Step 4: identify organisms with bioremediation potential

In this last step of this illustrative bioremediation use-case, the OMA database is queried to retrieve all organisms that produce some of the enzymes/proteins identified to potentially take part in the metabolic degradation of atrazine.

# Query organisms with potential for bioremediation from the OMA database.
query_oma <- load_query_from_file(query_file_oma, remove_comments = TRUE)

uniprot_values <- uniprot_ids |>
  dplyr::pull("uniprot") |>
  unique() |>
  sort() |>
  stringr::str_replace("<http://purl.uniprot.org/uniprot/(.*)>", "upk:\\1")

oma_taxa <- sparql_query(
  endpoint = endpoint_oma,
  query = replace_values_clause(
    "uniprot",
    as_values_clause(uniprot_values, "uniprot"),
    query_oma
  ),
  use_post = FALSE
)

# Filter the OMA results to keep only bacterial taxa.
# This is done by querying uniprot for the "mnemonic" codes of all bacterial
# taxa present in Uniprot, then filtering the query results from OMA to keep
# only those with a bacterial mnemonic code.
query_file_uniprot_mnemonic <- "queries/query_5_uniprot.rq"
query_uniprot_mnemonic <- load_query_from_file(
  query_file_uniprot_mnemonic,
  remove_comments = TRUE
)
bacterial_taxon <- sparql_query(
  endpoint = endpoint_uniprot,
  query = query_uniprot_mnemonic,
  use_post = TRUE
)
taxa_counts <- oma_taxa |>
  dplyr::semi_join(bacterial_taxon, by = "mnemonic") |>
  dplyr::count(mnemonic, taxon_sci_name, name = "enzyme_count") |>
  dplyr::arrange(desc(enzyme_count)) |>
  dplyr::select("taxon_sci_name", "mnemonic", "enzyme_count")

This query identifies 829 bacterial species with potential for bioremediation of atrazine.

Here are the 10 that have the highest number of mappings to enzymes potentially involved in the metabolic degradation of atrazine (i.e. something that could be interpreted as having higher likelihood of providing potential for bioremediation for atrazine).

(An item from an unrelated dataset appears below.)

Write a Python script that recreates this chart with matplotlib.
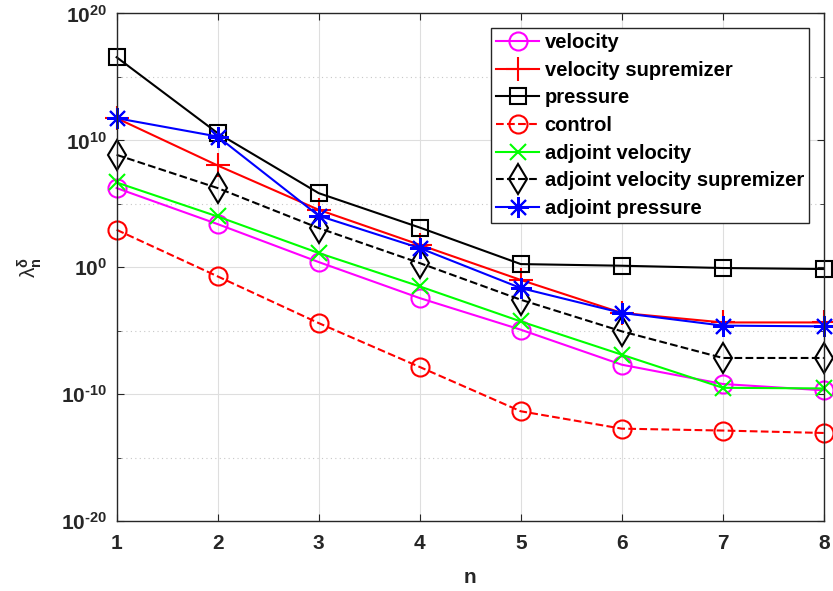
import numpy as np
import matplotlib
matplotlib.use("Agg")
import matplotlib.pyplot as plt
from matplotlib.ticker import FixedLocator, NullFormatter

plt.rcParams["font.family"] = "Liberation Sans"
plt.rcParams["font.weight"] = "bold"
plt.rcParams["mathtext.fontset"] = "custom"
plt.rcParams["mathtext.rm"] = "Liberation Sans:bold"
plt.rcParams["mathtext.it"] = "Liberation Sans:italic"
plt.rcParams["mathtext.bf"] = "Liberation Sans:bold"
plt.rcParams["mathtext.default"] = "rm"

N = [1, 2, 3, 4, 5, 6, 7, 8]

# log10 of the eigenvalues
velocity = [6.24, 3.4, 0.41, -2.43, -4.92, -7.68, -9.2, -9.7]
velocity_sup = [11.75, 8.02, 4.53, 1.77, -1.0, -3.6, -4.35, -4.35]
pressure = [16.55, 10.57, 5.84, 3.13, 0.25, 0.12, -0.06, -0.14]
control = [2.95, -0.72, -4.4, -7.86, -11.35, -12.72, -12.87, -13.06]
adj_velocity = [6.68, 4.0, 1.12, -1.51, -4.27, -6.89, -9.5, -9.55]
adj_velocity_sup = [8.86, 6.24, 3.09, 0.33, -2.56, -5.05, -7.15, -7.15]
adj_pressure = [11.75, 10.3, 4.06, 1.51, -1.64, -3.6, -4.6, -4.66]

ASTERISK = (8, 2, 0)

SERIES = [
    ("velocity", velocity, "#FF00FF", "o", "-", 13),
    ("velocity supremizer", velocity_sup, "#FF0000", "+", "-", 17),
    ("pressure", pressure, "#000000", "s", "-", 11),
    ("control", control, "#FF0000", "o", "--", 13),
    ("adjoint velocity", adj_velocity, "#00FF00", "x", "-", 11),
    ("adjoint velocity supremizer", adj_velocity_sup, "#000000", "d", "--", 15),
    ("adjoint pressure", adj_pressure, "#0000FF", ASTERISK, "-", 15),
]

YTICKS = [-20, -10, 0, 10, 20]
YMINOR = [-15, -5, 5, 15]


def main():
    fig = plt.figure(figsize=(8.33, 5.91), dpi=100)
    ax = fig.add_axes([0.14, 0.1184, 0.849, 0.8588])

    for label, vals, color, marker, ls, ms in SERIES:
        ax.semilogy(
            N, 10.0 ** np.array(vals),
            color=color, marker=marker, linestyle=ls, linewidth=1.5,
            markersize=ms, markerfacecolor="none", markeredgewidth=1.5,
            label=label, clip_on=False,
        )

    ax.set_xlim(1, 8)
    ax.set_ylim(1e-20, 1e20)
    ax.set_xticks(N)
    ax.set_xticklabels([str(n) for n in N])
    ax.yaxis.set_major_locator(FixedLocator([10.0 ** t for t in YTICKS]))
    ax.set_yticklabels([r"$10^{%s}$" % str(t).replace("-", "\u2010")
                        for t in YTICKS])
    ax.yaxis.set_minor_locator(FixedLocator([10.0 ** t for t in YMINOR]))
    ax.yaxis.set_minor_formatter(NullFormatter())

    ax.grid(True, which="major", color="#DEDEDE", linewidth=0.8)
    ax.grid(True, which="minor", axis="y", color="#C8C8C8",
            linestyle=(0, (1, 3)), linewidth=0.8)
    ax.set_axisbelow(True)

    ax.tick_params(which="both", direction="in", top=True, right=True,
                   labelsize=15, colors="#262626", length=5)
    ax.tick_params(axis="x", pad=9)
    ax.tick_params(axis="y", pad=7)
    ax.tick_params(which="minor", length=3)
    for s in ax.spines.values():
        s.set_color("#262626")
        s.set_linewidth(1.0)

    ax.set_xlabel("n", fontsize=15, fontweight="bold", color="#262626",
                  labelpad=11)
    ax.set_ylabel(r"$\mathregular{\lambda}_\mathbf{n}^{\delta}$", fontsize=15,
                  color="#262626", labelpad=12)

    leg = ax.legend(loc="upper right", bbox_to_anchor=(0.979, 0.9714),
                    fontsize=14.5, handlelength=2.1, handletextpad=0.3,
                    labelspacing=0.43, borderpad=0.25, borderaxespad=0,
                    fancybox=False, framealpha=1, edgecolor="#262626")
    leg.get_frame().set_linewidth(1.0)

    fig.savefig("out.png", dpi=100)


if __name__ == "__main__":
    main()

Taxa with bioremediation potential for atrazine
Taxon name	Uniprot mnemonic	Enzyme count
Burkholderia multivorans (strain ATCC 17616 / 249)	BURM1	321
Paraburkholderia xenovorans (strain LB400)	PARXL	222
Enterobacter cloacae subsp. cloacae (strain ATCC 13047 / DSM 30054 / NBRC 13535 / NCTC 10005 / WDCM 00083 / NCDC 279-56)	ENTCC	217
Cupriavidus taiwanensis (strain DSM 17343 / BCRC 17206 / CCUG 44338 / CIP 107171 / LMG 19424 / R1)	CUPTR	193
Methylorubrum extorquens (strain ATCC 14718 / DSM 1338 / JCM 2805 / NCIMB 9133 / AM1)	METEA	192
Ralstonia pickettii (strain 12D)	RALP1	167
Burkholderia vietnamiensis (strain G4 / LMG 22486)	BURVG	164
Burkholderia ambifaria (strain MC40-6)	BURA4	163
Burkholderia cenocepacia (strain ATCC BAA-245 / DSM 16553 / LMG 16656 / NCTC 13227 / J2315 / CF5610)	BURCJ	163
Burkholderia ambifaria (strain ATCC BAA-244 / AMMD)	BURCM	163

Summary network graph

Visual representation of the SPARQL queries ran for the first 3 steps of the bioremediation use case.

The following graph is built using SPARQL CONSTRUCT queries representing the first 3 steps of the bioremediation use-case. The graph visually illustrates the connection between the queries made across 3 different SPARQL endpoints.

Nodes shown in red are data retrieved from wikidata. These correspond to the pollutant retrieved from wikidata, which are the starting point of the use-case.
Nodes shown in light green are data retrieved from the IDSM SPARQL endpoint: the correspond to nodes that allow the linking of a chemical compound as defined by its CAS number, to the CHEBI number of the chemical compound and those of chemical compounds similar to the original compound.
Nodes shown in blue are data retrieved from the Uniprot and Rhea SPARQL endpoints. They illustrate the link between chemicals compounds as defined by their CHEBI numbers, and protein/enzymes that participate in a reaction involving those chemicals.

As can be seen in the figure below, only the cluster for atrazine is linked across the 3 SPARQL endpoints. Other clusters do not have any link with a protein/enzyme in the Uniprot database.

Note: performing a "mouse-over" on the nodes in the figure below will show more detailed information about the node, when available.

List of prefixes used in the above graph.
Prefix	Expanded prefix
CHEBI	http://purl.obolibrary.org/obo/CHEBI_
cas	https://identifiers.org/cas:
cmp	http://rdf.ncbi.nlm.nih.gov/pubchem/compound/
rh	http://rdf.rhea-db.org/
up	http://purl.uniprot.org/core/
up	http://purl.uniprot.org/uniprot/
upt	http://purl.uniprot.org/taxonomy/
wd	http://www.wikidata.org/entity/